I had a brush with mathematical genius many years ago. (That's not counting the time when, as the best high school chess player in my hometown, I was one of 16 whipped in a simultaneous blindfold exhibition by a chess grandmaster named Duncan Suttles.)

I was a bit of a prodigy myself in my younger days and ended up in university doing a math/physics/chemistry honours degree at age 16.

And I could always do the math without effort. (It has always been my contention, pace Asimov, that you don't so much learn math as realize it, that a certain level of math ability is hard-wired into your brain.

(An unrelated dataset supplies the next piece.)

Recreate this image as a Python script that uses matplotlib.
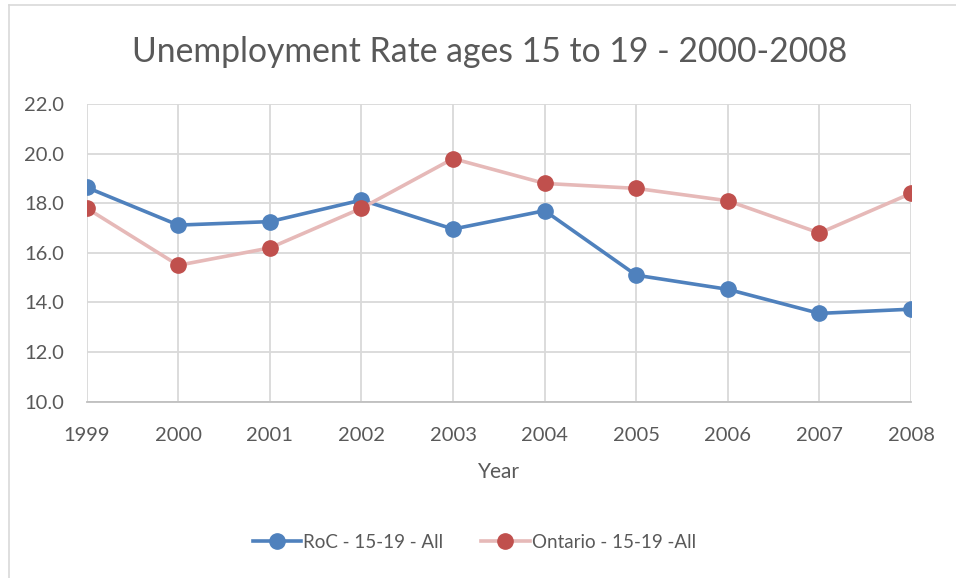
import matplotlib.pyplot as plt
from matplotlib.lines import Line2D

plt.rcParams['font.family'] = ['Lato', 'DejaVu Sans']

# Unemployment rates (%) for ages 15-19
years = [1999, 2000, 2001, 2002, 2003, 2004, 2005, 2006, 2007, 2008]
roc_rate = [18.64, 17.12, 17.26, 18.13, 16.96, 17.70, 15.10, 14.53, 13.56, 13.73]
ontario_rate = [17.8, 15.5, 16.2, 17.8, 19.8, 18.8, 18.6, 18.1, 16.8, 18.4]
y_ticks = [10, 12, 14, 16, 18, 20, 22]

text_color = '#595959'
grid_color = '#d9d9d9'

fig = plt.figure(figsize=(9.56, 5.78), dpi=100)
ax = fig.add_axes([0.0907, 0.305, 0.8623, 0.515])

ax.plot(years, roc_rate, color='#4f81bd', lw=2.6, marker='o', ms=11,
        mfc='#4f81bd', mec='#4f81bd', label='RoC - 15-19 - All', zorder=3)
ax.plot(years, ontario_rate, color='#e6b9b8', lw=2.6, marker='o', ms=11,
        mfc='#c0504d', mec='#c0504d', label='Ontario - 15-19 -All', zorder=3)

ax.set_xlim(years[0], years[-1])
ax.set_ylim(10, 22)
ax.set_xticks(years)
ax.set_yticks(y_ticks)
ax.set_yticklabels([f'{v:.1f}' for v in y_ticks])
ax.grid(True, color=grid_color, lw=1.3)
ax.set_axisbelow(True)
for side in ['top', 'right', 'left']:
    ax.spines[side].set_visible(False)
ax.spines['bottom'].set_color('#bfbfbf')
ax.spines['bottom'].set_linewidth(1.3)
ax.tick_params(length=0, labelsize=14.5, colors=text_color)
ax.tick_params(axis='x', pad=18)
ax.tick_params(axis='y', pad=16)

ax.set_xlabel('Year', fontsize=15, color=text_color, labelpad=13)
fig.text(0.512, 0.91, 'Unemployment Rate ages 15 to 19 - 2000-2008',
         ha='center', va='center', fontsize=24.3, color=text_color)

handles = [Line2D([], [], color='#4f81bd', lw=2.6, marker='o', ms=11),
           Line2D([], [], color='#e6b9b8', lw=2.6, marker='o', ms=11,
                  mfc='#c0504d', mec='#c0504d')]
fig.legend(handles, ['RoC - 15-19 - All', 'Ontario - 15-19 -All'],
           loc='center', bbox_to_anchor=(0.496, 0.062), ncol=2, frameon=False,
           fontsize=13.5, labelcolor=text_color, handlelength=2.6,
           handletextpad=0.1, columnspacing=2.0)

# chart frame (top and left edges)
fig.add_artist(Line2D([9 / 956, 1], [1 - 5 / 578, 1 - 5 / 578],
                      transform=fig.transFigure, color='#d9d9d9', lw=1.2))
fig.add_artist(Line2D([9 / 956, 9 / 956], [0, 1 - 5 / 578],
                      transform=fig.transFigure, color='#d9d9d9', lw=1.2))

fig.savefig('out.png', dpi=100)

This also fits with genius being the ability to see the simplicity in what what others see as complex.)

But when I got to a 4th year course called Symmetry and Geometry -- about n-dimensional rotations and reflections and the like -- I met my comeuppance, as studying like mad only got me a B-.

Clearly the prof was way beyond his students, except for one. This kid, who came to class barefoot with his dog -- well, it was the mid-70s -- and the prof made the rest of us into spectators when they got going. It was awe-inspiring if humbling to see them flit nimbly from point to point that the rest of us barely understood.

I found out later that the kid was one of 16 accepted into a very prestigious graduate programme at an Ivy League university. I wonder how his hippy ways fit in, and where he is now.

I never took another math class. As I had also become disillusioned with the hard sciences, sociology, art history, and communications studies became my fields of study.